The phenomenon of those attached to plastic has become such a common theme that it appears in movies and other literature. Lars and the Real Girl was a 2007 American-Canadian comedy-drama film written by Nancy Oliver and in every year since dolls have become more anatomically correct, more life-like. At the same time real women seem to be transforming into something more plastic than ever. Every year seems to bring more cosmetic surgery and more Botox… It’s now nearly impossible to view something produced for mass media in which the women are not “done” even if it is about a war or humanitarian crisis. Looking a certain way, which was once a professional responsibility for models, seems to have creeped towards being the duty of almost any woman who wants to pick up a paycheck. NOW the national organization of women opposed taxing cosmetic surgery on the logic that women by virtue of being women “need” the “work”; they need to do everything up to and including having knives stuck into their faces to keep looking good so they can feed and shelter themselves.

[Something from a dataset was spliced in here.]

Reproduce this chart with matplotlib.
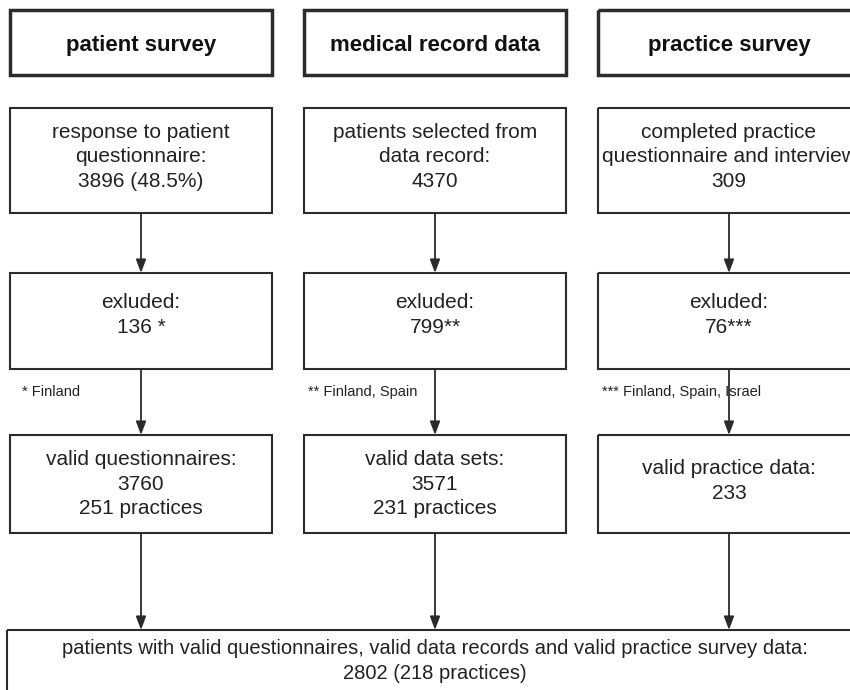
import matplotlib
matplotlib.use("Agg")
from matplotlib import pyplot as plt
from matplotlib.patches import Rectangle

# flowchart content
headers = ["patient survey", "medical record data", "practice survey"]
first_step = ["response to patient\nquestionnaire:\n3896 (48.5%)",
              "patients selected from\ndata record:\n4370",
              "completed practice\nquestionnaire and interview\n309"]
excluded = ["136 *", "799**", "76***"]
footnotes = ["* Finland", "** Finland, Spain", "*** Finland, Spain, Israel"]
valid = ["valid questionnaires:\n3760\n251 practices",
         "valid data sets:\n3571\n231 practices",
         "valid practice data:\n233"]
final = "patients with valid questionnaires, valid data records and valid practice survey data:\n2802 (218 practices)"

plt.rcParams['font.family'] = ['Liberation Sans', 'DejaVu Sans']

line_col = "#2b2b2b"
text_col = "#222222"

fig = plt.figure(figsize=(8.5, 6.9), dpi=100)
ax = fig.add_axes([0, 0, 1, 1])
ax.set_xlim(0, 850)
ax.set_ylim(690, 0)
ax.axis('off')

col_left = [10, 304, 598]
col_width = 262
centers = [x + col_width / 2 for x in col_left]


def box(x, y, w, h, lw=1.5):
    ax.add_patch(Rectangle((x, y), w, h, fill=False, edgecolor=line_col, linewidth=lw))


def arrow(x, y0, y1):
    ax.annotate("", xy=(x, y1), xytext=(x, y0),
                arrowprops=dict(arrowstyle="-|>,head_length=0.8,head_width=0.3", color=line_col, lw=1.3,
                                mutation_scale=10, shrinkA=0, shrinkB=0))


for i in range(3):
    x = col_left[i]
    cx = centers[i]
    # header
    box(x, 10, col_width, 65, lw=2.5)
    ax.text(cx, 43, headers[i], ha='center', va='center_baseline', fontsize=16,
            fontweight='bold', color='#111111')
    # first step
    box(x, 108, col_width, 105)
    ax.text(cx, 157, first_step[i], ha='center', va='center', fontsize=15,
            color=text_col, linespacing=1.38)
    # excluded
    box(x, 273, col_width, 96)
    ax.text(cx, 315, "exluded:\n" + excluded[i], ha='center', va='center',
            fontsize=15, color=text_col, linespacing=1.38)
    ax.text(x + 12 - (8 if i > 0 else 0), 392, footnotes[i], ha='left', va='center',
            fontsize=10.5, color=text_col)
    # valid
    box(x, 435, col_width, 98)
    if i < 2:
        ax.text(cx, 484, valid[i], ha='center', va='center', fontsize=15,
                color=text_col, linespacing=1.38)
    else:
        ax.text(cx, 481, valid[i], ha='center', va='center', fontsize=15,
                color=text_col, linespacing=1.38)
    # arrows
    arrow(cx, 213, 273)
    arrow(cx, 369, 435)
    arrow(cx, 533, 630)

box(7, 630, 860, 80)
ax.text(435, 661, final, ha='center', va='center', fontsize=14.5,
        color=text_col, linespacing=1.38)

fig.savefig("out.png", dpi=100)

While technology may keep women looking around 30, reality marches onward with the ticks of biological time. Thus enter the new baby dolls. These are baby dolls that even cry and cough. There are several companies making such dolls. One company, Reborn Babies, was profiled in more than one documentary. One documentary features a couple in which the woman predictably has no children but bought several dolls. The customer dressed her dolls twice a day. She admitted they helped her let out her maternal desires. But no one called a psychiatrist as someone did in the fictional scenario of Lars and the Real World…In reality we have become more delusional than even what happens in the fantastic world of movies.  We have become so delusional that we need to hope for the day life begins to imitate art because art can now nearly perfectly imitate life.
Yet, if there has ever been a time to put down our toys, it is now. Every day even the primped and eerily frozen faced lady newscasters must touch upon what happens in reality. How many refugees? How many people made homeless? How many children will go hungry tonight? The world does not lack people we should be caring about: real people who need love. They need not the abstracted “maternal” love a baby doll could elicit, but the real parent like love that worries about children…children who desperately need help and action. What an absurd insult to our humanity that our ‘system’ hands us plastic dolls, while we forget real children starving.